Prepare your opening and closing for each case, regardless of whether you will get to deliver them. By preparing a persuasive opening and closing argument, you force yourself to understand your case and how the pieces fit together. This will serve you and your client well throughout the trial, as you focus on relevant, important, and critical pieces of the puzzle while ignoring all that does not fit. Even if you do not ask for arguments, opposing counsel may, and you must be prepared.

Always ask the trial judge for permission to make a short opening and closing statement. You cannot win the lottery without a ticket, and you are not likely to get opening and closing arguments unless you ask for them.

Opening Argument

  • Explain what your client seeks and why. During her 20-year marriage, Ms. Smith did not work outside the home after the birth of the parties’ first child. She devoted her adult life to being a wife and mother. She excelled at both. She home schools five children maintains the home for Mr. Smith and their five children, and supported Mr. Smith’s career, contributing to his unquestioned business success. While she cared for the children and the home, Mr. Smith worked hard, achieved financial success, and was an excellent provider for her and the family. Ms. Smith seeks child custody, child support, alimony, equitable apportionment of property and debts, and attorney’s fees. This relief will maintain and replicate to the extent possible the status quo the parties achieved during their marriage.
  • Identify and explain the witnesses you will call. We will call six witnesses. Anne Anderson, another mother who homeschools, will testify to Ms. Smith’s work with the children, including field trips and projects on which they worked jointly. She will also corroborate the separation of the parties for one year. Bob Bentley, Mr. Smith’s former supervisor, will establish Mr. Smith’s success in business, the time he devoted to work, and how Ms. Smith helped promote his advancement. Cathy Counselor will testify to the emotional needs of the children, including their need for stability and continuity. David Drebec will testify to his appraisal and valuation of the marital estate. Ms. Smith will testify to all aspects of her case, including the history of the marriage, the separation, her financial situation, and the needs of her and the children. Earl English will testify as an expert witness on attorney’s fees, addressing the factors that entitle Ms. Smith to an award of attorney’s fees and the factors supporting the requested amount of attorney’s fees.
  • Explain what exhibits you will introduce. We intend to offer these exhibits: the academic testing results for the children, awards received by the children for their activities, photographs of the children and their activities, commendations and recognition Mr. Smith received for his work, the Social Security earnings statements of the parties showing their relative incomes during the marriage, an exhibit summarizing Mr.
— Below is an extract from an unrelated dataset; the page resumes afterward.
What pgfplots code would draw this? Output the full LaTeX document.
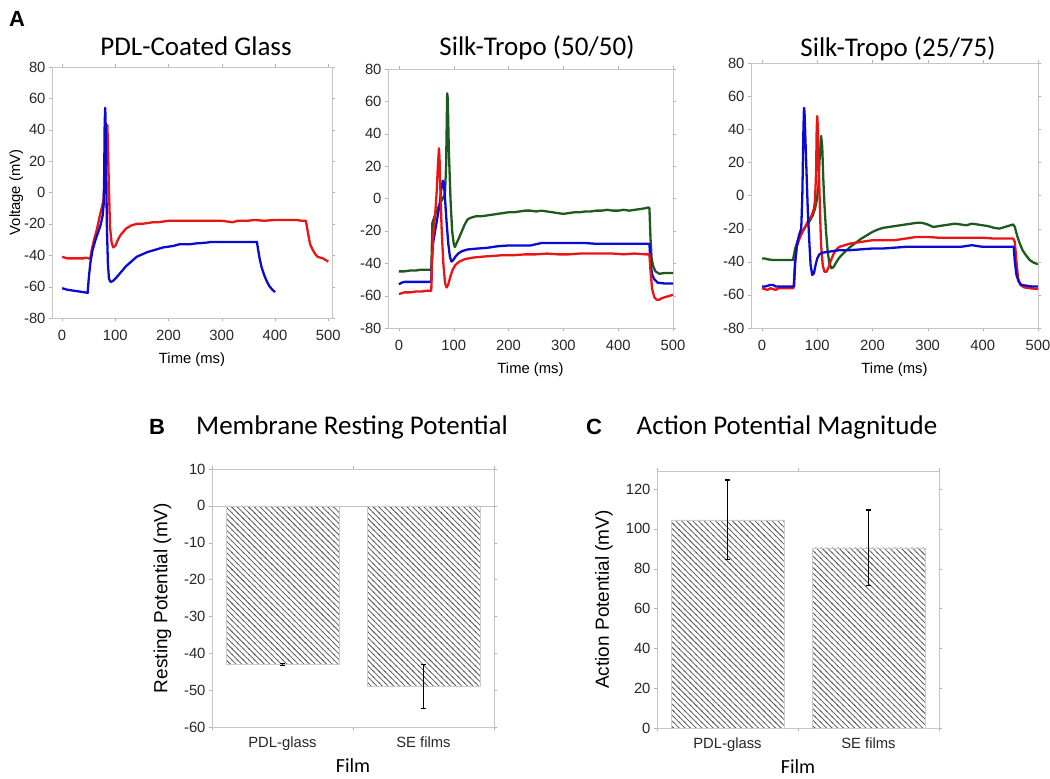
\documentclass[border=0pt]{standalone}
\usepackage{fontspec}
\setmainfont{Liberation Sans}
\newfontfamily\calibri{Carlito}
\usepackage{pgfplots}
\pgfplotsset{compat=1.18}
\usetikzlibrary{patterns}

\definecolor{tred}{RGB}{235,20,20}
\definecolor{tblue}{RGB}{10,10,210}
\definecolor{tgreen}{RGB}{30,90,30}

% diagonal hatching, lines running top-left to bottom-right, 4pt apart
\pgfdeclarepatternformonly{hatchnw}{\pgfqpoint{-1pt}{-1pt}}{\pgfqpoint{6.66pt}{6.66pt}}{\pgfqpoint{5.66pt}{5.66pt}}{
  \pgfsetlinewidth{0.75pt}
  \pgfpathmoveto{\pgfqpoint{-0.7pt}{6.36pt}}
  \pgfpathlineto{\pgfqpoint{6.36pt}{-0.7pt}}
  \pgfusepath{stroke}
}

\pgfplotsset{
  frame/.style={
    scale only axis, anchor=north west,
    axis line style={gray!45}, tick style={gray!60},
    tick align=outside, major tick length=3pt, minor tick length=3pt,
    ticklabel style={font=\fontsize{14.8}{16}\selectfont, text=black!85},
    label style={font=\fontsize{14.8}{16}\selectfont},
    /pgf/number format/assume math mode=true,
  },
  trace/.style={frame,
    xmin=-20, xmax=500, ymin=-80, ymax=80,
    xtick={0,100,...,500}, ytick={-80,-60,...,80},
    xlabel={Time (ms)},
    xticklabel style={yshift=-6pt},
    xlabel style={yshift=-5pt},
    ylabel style={yshift=-6pt},
    every axis plot/.append style={line width=2.3pt, mark=none, line join=round},
  },
  bars/.style={frame,
    xmin=-0.5, xmax=1.5, xtick={0,1},
    xticklabels={PDL-glass, SE films},
    xticklabel style={yshift=-3pt},
    major x tick style={draw=none}, minor xtick={-0.5,0.5,1.5},
    xlabel={Film},
    xlabel style={font=\calibri\fontsize{20}{22}\selectfont, yshift=-1pt},
    ylabel style={font=\fontsize{19}{21}\selectfont},
    ybar, bar width=0.8,
  },
  hatch/.style={pattern=hatchnw, pattern color=black!65, draw=gray!40,
    error bars/.cd, y dir=both, y explicit,
    error bar style={black, line width=1.4pt},
    error mark options={black, rotate=90, mark size=2.5pt, line width=1.4pt}},
}

\begin{document}
\begin{tikzpicture}
\useasboundingbox (0,0) rectangle (1050pt,-779pt);

% panel labels and titles
\node[font=\bfseries\fontsize{22}{24}\selectfont, anchor=base] at (17pt,-27pt) {A};
\node[font=\calibri\fontsize{27}{30}\selectfont, anchor=base] at (196pt,-55pt) {PDL-Coated Glass};
\node[font=\calibri\fontsize{27}{30}\selectfont, anchor=base] at (537pt,-55pt) {Silk-Tropo (50/50)};
\node[font=\calibri\fontsize{27}{30}\selectfont, anchor=base] at (898pt,-56pt) {Silk-Tropo (25/75)};
\node[font=\bfseries\fontsize{22}{24}\selectfont, anchor=base] at (157pt,-434pt) {B};
\node[font=\calibri\fontsize{27}{30}\selectfont, anchor=base] at (352pt,-434pt) {Membrane Resting Potential};
\node[font=\bfseries\fontsize{22}{24}\selectfont, anchor=base] at (594pt,-434pt) {C};
\node[font=\calibri\fontsize{27}{30}\selectfont, anchor=base] at (787pt,-434pt) {Action Potential Magnitude};

% A1: PDL-coated glass
\begin{axis}[trace, at={(52pt,-67pt)}, width=280pt, height=251pt,
  xmin=-19, xmax=507, ylabel={Voltage (mV)}]
\addplot[tred] coordinates {
(0,-41)(5,-41.5)(10,-42)(20,-42)(30,-42)(40,-42)(45,-41.5)(50,-42)(53,-42)
(56,-36)(60,-30)(65,-24)(70,-16)(75,-9)(78,-4)(80,8)(83,38)(85,43)(86,32)
(88,2)(90,-22)(93,-32)(96,-35)(100,-34)(105,-30)(110,-27)(115,-25)(120,-23)
(130,-21)(140,-20)(150,-20)(160,-19.5)(170,-19)(180,-19)(190,-18.5)(200,-18)
(220,-18)(240,-18)(260,-18)(280,-18)(300,-18)(310,-18.5)(320,-19)(330,-18)
(350,-18)(360,-17.5)(380,-18)(400,-17.5)(420,-17.5)(440,-17.5)(450,-18)(458,-18)
(460,-22)(463,-28)(466,-33)(470,-36)(475,-39)(480,-41)(490,-42)(500,-44)};
\addplot[tblue] coordinates {
(0,-61)(10,-62)(20,-62.5)(30,-63)(40,-63.5)(48,-64)(50,-55)(53,-45)(57,-37)
(62,-31)(67,-26)(72,-21)(76,-15)(78,-8)(79,10)(80,45)(81,54)(82,40)(83,10)
(84,-20)(86,-45)(88,-55)(91,-57)(95,-56.5)(100,-55)(105,-53)(110,-51)(115,-49)
(120,-47)(125,-45.5)(130,-44)(140,-41)(150,-39.5)(160,-38)(170,-37)(180,-36)
(190,-35)(200,-34.5)(210,-34)(220,-33)(240,-33)(250,-32.5)(270,-32)(280,-31.5)
(300,-31.5)(330,-31.5)(366,-31.5)(368,-36)(371,-42)(375,-48)(380,-53)(385,-57)
(390,-60)(395,-62)(400,-63.5)};
\end{axis}

% A2: Silk-Tropo 50/50
\begin{axis}[trace, at={(388pt,-69pt)}, width=285pt, height=259pt]
\addplot[tgreen] coordinates {
(0,-45)(10,-45)(20,-44.5)(30,-44.5)(40,-44)(50,-44)(59,-44)(60,-30)(61,-15)
(65,-11)(70,-7)(75,-3)(80,0)(84,3)(86,20)(88,65)(89,62)(91,30)(94,0)(97,-20)
(100,-28)(102,-30)(106,-27)(110,-24)(115,-20)(120,-16)(125,-13)(130,-12)
(140,-11)(150,-11)(160,-10.5)(170,-10)(180,-9.5)(190,-9)(200,-8.5)(210,-8.5)
(220,-8)(230,-7.5)(240,-7.5)(250,-8)(260,-7.5)(270,-8)(280,-8.5)(290,-9)
(300,-9.5)(310,-9)(320,-8.5)(330,-8.5)(340,-8)(350,-8)(360,-7.5)(370,-7.5)
(380,-7)(390,-7.5)(400,-7.5)(410,-7)(420,-7.5)(430,-7)(440,-6.5)(450,-6)
(455,-5.5)(457,-6)(459,-25)(461,-37)(464,-42)(468,-45)(475,-46.5)(485,-46)(500,-46)};
\addplot[tblue] coordinates {
(0,-53)(5,-52)(10,-51.5)(30,-51.5)(50,-51.5)(59,-51.5)(60,-40)(62,-28)(66,-20)
(70,-12)(74,-4)(77,5)(80,11)(82,10)(84,0)(87,-15)(90,-28)(93,-36)(96,-39)
(99,-38)(103,-36)(108,-34)(115,-32.5)(125,-31.5)(140,-31)(160,-30.5)(180,-29.5)
(200,-29)(220,-29)(240,-29)(260,-27.5)(280,-27.5)(300,-27.5)(320,-27.5)
(340,-27.5)(360,-28)(380,-28)(400,-28)(420,-28)(440,-28)(457,-28)(459,-40)
(462,-47)(466,-50)(472,-52)(485,-52.5)(500,-52.5)};
\addplot[tred] coordinates {
(0,-59)(5,-58.5)(10,-58)(20,-58)(30,-57.5)(40,-57.5)(50,-57)(59,-57)(60,-40)
(62,-25)(66,-10)(69,5)(71,20)(73,31)(74,25)(76,0)(78,-20)(81,-40)(84,-52)
(87,-55)(90,-53)(94,-48)(98,-44)(103,-41)(110,-39)(120,-37.5)(135,-36.5)
(150,-36)(170,-35.5)(190,-35)(210,-35)(230,-34.5)(250,-34.5)(270,-34)
(290,-34.5)(310,-34.5)(330,-34)(350,-34)(370,-34)(390,-34)(410,-34.5)(430,-34)
(450,-34.5)(457,-34.5)(459,-45)(462,-56)(466,-61)(470,-62.5)(475,-62.5)
(480,-61.5)(490,-60.5)(500,-59.5)};
\end{axis}

% A3: Silk-Tropo 25/75
\begin{axis}[trace, at={(751pt,-63pt)}, width=287pt, height=265pt]
\addplot[tgreen] coordinates {
(0,-38)(5,-38)(10,-38.5)(20,-39)(30,-39)(40,-39)(50,-39)(56,-39)(60,-32)
(65,-27)(70,-24)(75,-21)(80,-18)(87,-15)(92,-12)(96,-8)(99,-3)(102,5)(104,20)
(107,36)(109,30)(111,10)(113,-5)(116,-22)(119,-34)(122,-41)(126,-44)(130,-43)
(135,-40)(140,-37.5)(150,-34)(160,-31)(170,-28.5)(180,-26)(190,-24)(200,-22)
(210,-20.5)(220,-19.5)(230,-19)(240,-18.5)(250,-18)(260,-17.5)(270,-17)
(280,-16.5)(290,-16.5)(300,-17.5)(310,-19)(320,-18.5)(330,-18)(340,-17.5)
(350,-17)(360,-17.5)(370,-18)(380,-17)(390,-17.5)(400,-18)(410,-18.5)
(420,-19.5)(430,-20)(440,-19)(450,-18)(455,-17.5)(458,-19)(462,-24)(467,-29)
(472,-33)(478,-36)(485,-39)(492,-40.5)(500,-41.5)};
\addplot[tred] coordinates {
(0,-56)(5,-56.5)(10,-57)(15,-56)(20,-56.5)(25,-57)(30,-56)(40,-56)(50,-56)
(57,-56)(60,-40)(63,-31)(68,-26)(73,-22)(78,-19)(84,-15)(90,-12)(94,-8)(96,-3)
(98,15)(99,40)(100,48)(101,42)(103,15)(105,-10)(107,-30)(110,-42)(113,-46)
(117,-46)(121,-43)(125,-39)(130,-35)(135,-32.5)(140,-31)(150,-30)(160,-29)
(170,-28.5)(180,-28)(190,-27.5)(200,-27)(220,-27)(240,-27)(260,-26)(280,-25)
(300,-25)(320,-25.5)(340,-25.5)(360,-25.5)(380,-25.5)(400,-25.5)(420,-26)
(440,-26)(455,-26)(458,-28)(461,-40)(464,-50)(468,-54)(475,-55.5)(485,-56)(500,-56.5)};
\addplot[tblue] coordinates {
(0,-55)(5,-55)(10,-54.5)(15,-54)(20,-54)(25,-55)(30,-55)(40,-55)(50,-55)
(58,-55)(60,-40)(63,-30)(67,-24)(71,-20)(73,0)(75,40)(76,53)(77,50)(79,30)
(81,10)(83,-10)(86,-30)(88,-42)(91,-48)(94,-47)(97,-42)(100,-38)(104,-35.5)
(110,-34.5)(120,-34)(130,-33.5)(140,-33)(160,-33)(180,-32.5)(200,-32)(220,-32)
(240,-31.5)(260,-31)(280,-31)(300,-31)(320,-31)(340,-31)(360,-31)(380,-30)
(390,-30.5)(400,-31)(420,-31)(440,-31)(456,-31)(458,-40)(461,-48)(465,-52)
(470,-54)(480,-54.5)(490,-55)(500,-55)};
\end{axis}

% B: resting potential
\begin{axis}[bars, at={(212pt,-469pt)}, width=282pt, height=258pt,
  ymin=-60, ymax=10, ytick={-60,-50,...,10},
  extra y ticks={0}, extra y tick labels={},
  extra y tick style={grid=major, major grid style={gray!50}},
  ylabel={Resting Potential (mV)}]
\addplot[hatch] coordinates {(0,-43) +- (0,0.3) (1,-49) +- (0,6)};
\end{axis}

% C: action potential magnitude
\begin{axis}[bars, at={(657pt,-471pt)}, width=282pt, height=257pt,
  ymin=0, ymax=129, ytick={0,20,...,120},
  ylabel style={yshift=6pt},
  ylabel={Action Potential (mV)}]
\addplot[hatch] coordinates {(0,104.5) +- (0,20) (1,90.5) +- (0,19)};
\end{axis}
\end{tikzpicture}
\end{document}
Smith’s overnight business trips, the appraisals of the real and personal property, the documents supporting Ms. Smith’s financial declaration, and my affidavit to support attorney’s fees.
  • If there are points in your trial brief the judge has not discussed with counsel, consider addressing these quickly, referring to your trial brief, to alert the judge to evidentiary problems or issues of law that may arise.
  • Keep it short, preferably under five minutes. The judge understands the law generally and is familiar with separation and divorce and the issues.
  • Avoid adjectives and adverbs, especially flamboyant or inflammatory adjectives and adverbs. The judge can add the adjectives and adverbs to his or her ruling. Do not overstate what you intend to prove. If you prove more than you promise, that is great. If you prove less than you promise, it may prove fatal.
  • Maintain a calm, pleasant, and reasonable demeanor, during arguments and throughout the trial. Lawyers frequently underestimate the effect of their demeanor on their case or fail to understand how an aggressive, overbearing, and hostile demeanor may undercut an otherwise strong case. If you believe theatrics win cases, consider a job in Hollywood or working for Donald Trump.

Closing Argument

  • Do not insult the judge’s intelligence by rehashing the entire trial. The judge heard the testimony and viewed the evidence, and may have noticed points you missed.
  • Pick several points, which may require connection or explanation, and limit your argument to those points. Possible examples:
    • Smith never argued that Ms. Smith was a bad or unfit father. She gave him credit for loving the children and being a good provider. She testified to the effect extended visitation would have on the children’s education and activities. Ms. Counselor provided her expert opinion on the most probable effects of disrupting the children’s schedules and continuity.
    • Smith was a good provider. He determined the standard of living for his children and Ms. Smith. We should not diminish the children’s standard of living because of this divorce. The testimony and tax returns established his ability to earn $______ gross monthly income. He can meet the needs of the children and Ms. Smith, although he may have to forgo some of his toys.
    • Smith was satisfied with the schedule, the homeschooling, and their respective roles as mother and father during the marriage. He even testified he wants to reconcile and resume the marriage. After leaving her career almost 20 years ago, Ms. Smith has no marketable job skills that would earn more than a minimum wage. Mr. Smith’s insistence she abandon the children’s homeschooling and get a job contradicts reality.
    • While many aspects of this case may appear routine on the surface, Mr. English explained some problems requiring more than routine work and trial preparation. Mr. Smith insisted on the appointment of a guardian ad litem when there should have been no issue as to fitness. He denied requests for admissions of fact regarding Ms. Smith’s fitness, his ability to earn $______ gross monthly income, the marital components of retirement plans, his superior financial ability to pay attorney’s fees, and the reasonableness of my hourly rate. My fee of $9,876 is fair, reasonable, and just. I earned it.
  • Again, keep it brief.
  • Do not attack opposing counsel, no matter how greatly counsel may deserve it. Likewise, avoid unnecessary criticism of the opposing party. The judge should have formed his or her opinion of the opposing party during your brilliant cross-examination of the opposing party and his or her witnesses.
  • Ask if there are other questions the court wants you to address. Offer to brief any issue of fact or law the judge wants addressed.

One more point favoring argument from Judge Anderson’s The Lost Art: An Advocate’s Guide to Effective Closing Argument. It’s fun!